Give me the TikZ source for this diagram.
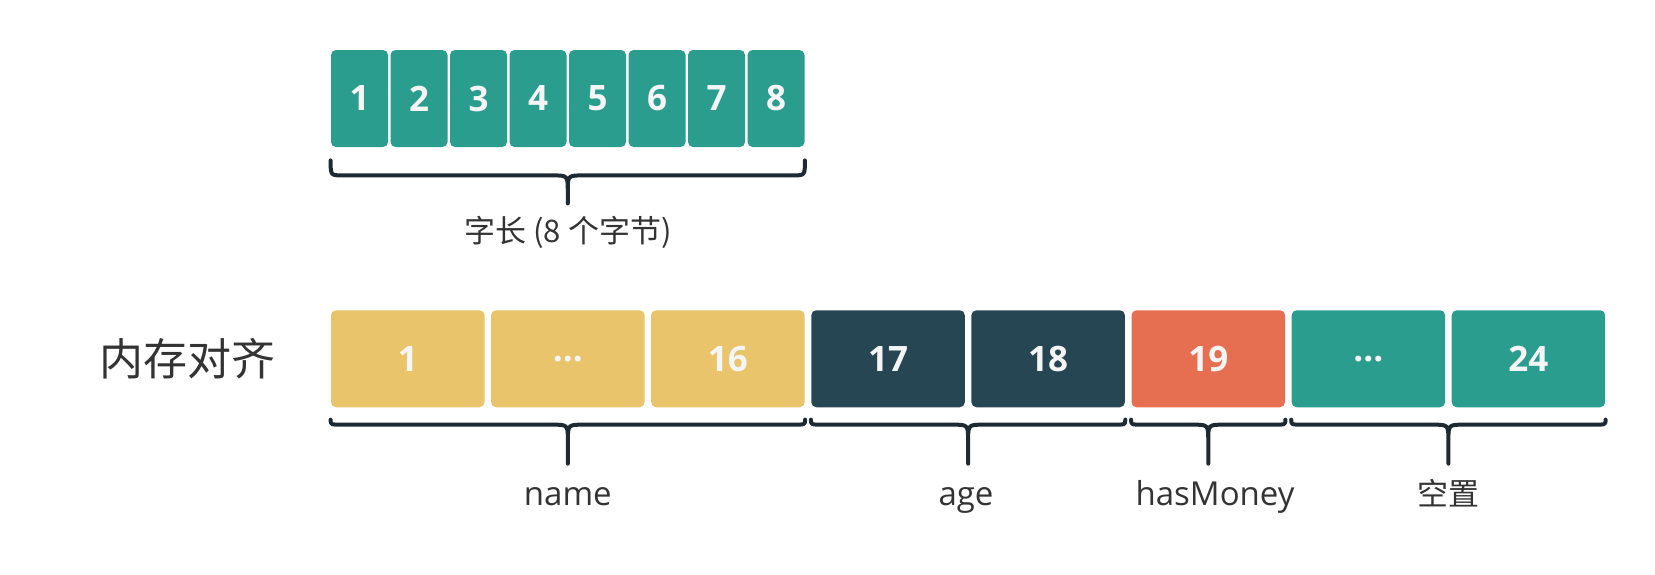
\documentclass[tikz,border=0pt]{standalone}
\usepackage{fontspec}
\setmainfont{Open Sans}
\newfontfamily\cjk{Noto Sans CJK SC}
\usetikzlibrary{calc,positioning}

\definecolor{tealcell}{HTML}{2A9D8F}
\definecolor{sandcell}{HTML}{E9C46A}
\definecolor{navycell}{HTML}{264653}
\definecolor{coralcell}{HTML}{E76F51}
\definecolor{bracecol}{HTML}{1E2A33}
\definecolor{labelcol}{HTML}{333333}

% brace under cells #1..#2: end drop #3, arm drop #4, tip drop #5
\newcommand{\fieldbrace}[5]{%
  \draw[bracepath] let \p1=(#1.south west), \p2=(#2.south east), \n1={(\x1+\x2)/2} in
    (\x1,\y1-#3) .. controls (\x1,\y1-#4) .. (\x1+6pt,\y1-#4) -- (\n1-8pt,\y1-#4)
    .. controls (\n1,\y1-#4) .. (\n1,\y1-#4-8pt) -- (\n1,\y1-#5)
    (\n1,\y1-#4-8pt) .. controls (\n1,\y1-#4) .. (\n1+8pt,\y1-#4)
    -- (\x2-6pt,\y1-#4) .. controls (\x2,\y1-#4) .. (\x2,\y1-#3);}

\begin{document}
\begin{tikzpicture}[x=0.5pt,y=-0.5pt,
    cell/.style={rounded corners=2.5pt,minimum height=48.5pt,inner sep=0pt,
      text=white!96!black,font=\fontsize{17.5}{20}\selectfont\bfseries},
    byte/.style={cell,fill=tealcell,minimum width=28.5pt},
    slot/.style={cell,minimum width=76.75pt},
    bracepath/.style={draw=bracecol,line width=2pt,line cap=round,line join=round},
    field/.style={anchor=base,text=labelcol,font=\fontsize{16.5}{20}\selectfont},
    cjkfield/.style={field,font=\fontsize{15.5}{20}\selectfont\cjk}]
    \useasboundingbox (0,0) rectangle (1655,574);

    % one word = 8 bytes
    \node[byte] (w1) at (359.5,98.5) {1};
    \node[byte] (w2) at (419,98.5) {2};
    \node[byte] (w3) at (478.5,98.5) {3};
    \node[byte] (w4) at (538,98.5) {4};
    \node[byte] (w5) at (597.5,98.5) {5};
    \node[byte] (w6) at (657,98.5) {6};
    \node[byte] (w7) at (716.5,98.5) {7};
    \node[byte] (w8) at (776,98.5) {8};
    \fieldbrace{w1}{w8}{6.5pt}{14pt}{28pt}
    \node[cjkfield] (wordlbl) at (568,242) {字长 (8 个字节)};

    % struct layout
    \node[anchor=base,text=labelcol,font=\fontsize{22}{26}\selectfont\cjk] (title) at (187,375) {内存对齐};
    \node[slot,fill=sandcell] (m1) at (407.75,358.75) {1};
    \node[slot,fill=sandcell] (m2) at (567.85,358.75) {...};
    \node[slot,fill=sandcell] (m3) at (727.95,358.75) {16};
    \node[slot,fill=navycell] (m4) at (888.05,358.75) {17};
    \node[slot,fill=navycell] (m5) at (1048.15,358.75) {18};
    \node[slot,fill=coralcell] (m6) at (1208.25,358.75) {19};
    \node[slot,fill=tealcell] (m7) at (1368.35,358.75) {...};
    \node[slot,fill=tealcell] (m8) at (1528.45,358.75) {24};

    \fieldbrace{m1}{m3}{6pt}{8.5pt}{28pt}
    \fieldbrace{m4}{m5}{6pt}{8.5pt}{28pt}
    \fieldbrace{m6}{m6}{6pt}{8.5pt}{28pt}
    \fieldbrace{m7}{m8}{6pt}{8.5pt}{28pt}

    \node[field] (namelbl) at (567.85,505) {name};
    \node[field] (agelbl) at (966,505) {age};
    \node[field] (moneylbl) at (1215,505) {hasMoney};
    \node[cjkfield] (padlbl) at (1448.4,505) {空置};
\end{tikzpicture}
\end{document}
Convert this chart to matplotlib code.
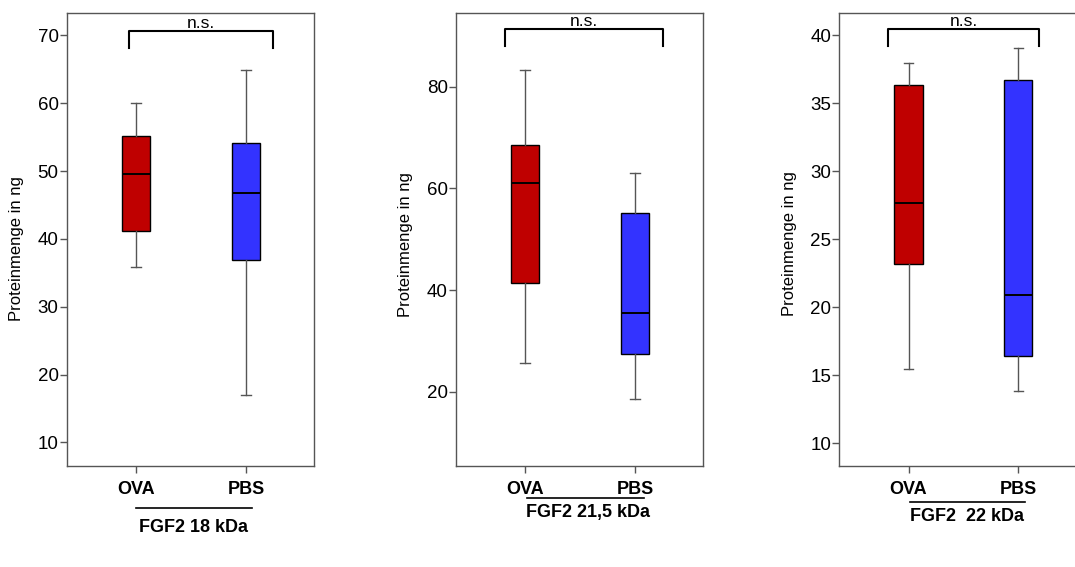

**Exercise details:** Will you set down the records word for word while leaving out every picture?

**Solution to this exercise:**
Give me the TikZ source for this diagram.
\documentclass[tikz,border=0pt]{standalone}
\usepackage{fontspec}
\setmainfont{Open Sans}
\newfontfamily\cjk{Noto Sans CJK SC}
\usetikzlibrary{calc,positioning}

\definecolor{tealcell}{HTML}{2A9D8F}
\definecolor{sandcell}{HTML}{E9C46A}
\definecolor{navycell}{HTML}{264653}
\definecolor{coralcell}{HTML}{E76F51}
\definecolor{bracecol}{HTML}{1E2A33}
\definecolor{labelcol}{HTML}{333333}

% brace under cells #1..#2: end drop #3, arm drop #4, tip drop #5
\newcommand{\fieldbrace}[5]{%
  \draw[bracepath] let \p1=(#1.south west), \p2=(#2.south east), \n1={(\x1+\x2)/2} in
    (\x1,\y1-#3) .. controls (\x1,\y1-#4) .. (\x1+6pt,\y1-#4) -- (\n1-8pt,\y1-#4)
    .. controls (\n1,\y1-#4) .. (\n1,\y1-#4-8pt) -- (\n1,\y1-#5)
    (\n1,\y1-#4-8pt) .. controls (\n1,\y1-#4) .. (\n1+8pt,\y1-#4)
    -- (\x2-6pt,\y1-#4) .. controls (\x2,\y1-#4) .. (\x2,\y1-#3);}

\begin{document}
\begin{tikzpicture}[x=0.5pt,y=-0.5pt,
    cell/.style={rounded corners=2.5pt,minimum height=48.5pt,inner sep=0pt,
      text=white!96!black,font=\fontsize{17.5}{20}\selectfont\bfseries},
    byte/.style={cell,fill=tealcell,minimum width=28.5pt},
    slot/.style={cell,minimum width=76.75pt},
    bracepath/.style={draw=bracecol,line width=2pt,line cap=round,line join=round},
    field/.style={anchor=base,text=labelcol,font=\fontsize{16.5}{20}\selectfont},
    cjkfield/.style={field,font=\fontsize{15.5}{20}\selectfont\cjk}]
    \useasboundingbox (0,0) rectangle (1655,574);

    % one word = 8 bytes
    \node[byte] (w1) at (359.5,98.5) {1};
    \node[byte] (w2) at (419,98.5) {2};
    \node[byte] (w3) at (478.5,98.5) {3};
    \node[byte] (w4) at (538,98.5) {4};
    \node[byte] (w5) at (597.5,98.5) {5};
    \node[byte] (w6) at (657,98.5) {6};
    \node[byte] (w7) at (716.5,98.5) {7};
    \node[byte] (w8) at (776,98.5) {8};
    \fieldbrace{w1}{w8}{6.5pt}{14pt}{28pt}
    \node[cjkfield] (wordlbl) at (568,242) {字长 (8 个字节)};

    % struct layout
    \node[anchor=base,text=labelcol,font=\fontsize{22}{26}\selectfont\cjk] (title) at (187,375) {内存对齐};
    \node[slot,fill=sandcell] (m1) at (407.75,358.75) {1};
    \node[slot,fill=sandcell] (m2) at (567.85,358.75) {...};
    \node[slot,fill=sandcell] (m3) at (727.95,358.75) {16};
    \node[slot,fill=navycell] (m4) at (888.05,358.75) {17};
    \node[slot,fill=navycell] (m5) at (1048.15,358.75) {18};
    \node[slot,fill=coralcell] (m6) at (1208.25,358.75) {19};
    \node[slot,fill=tealcell] (m7) at (1368.35,358.75) {...};
    \node[slot,fill=tealcell] (m8) at (1528.45,358.75) {24};

    \fieldbrace{m1}{m3}{6pt}{8.5pt}{28pt}
    \fieldbrace{m4}{m5}{6pt}{8.5pt}{28pt}
    \fieldbrace{m6}{m6}{6pt}{8.5pt}{28pt}
    \fieldbrace{m7}{m8}{6pt}{8.5pt}{28pt}

    \node[field] (namelbl) at (567.85,505) {name};
    \node[field] (agelbl) at (966,505) {age};
    \node[field] (moneylbl) at (1215,505) {hasMoney};
    \node[cjkfield] (padlbl) at (1448.4,505) {空置};
\end{tikzpicture}
\end{document}
Convert this chart to matplotlib code.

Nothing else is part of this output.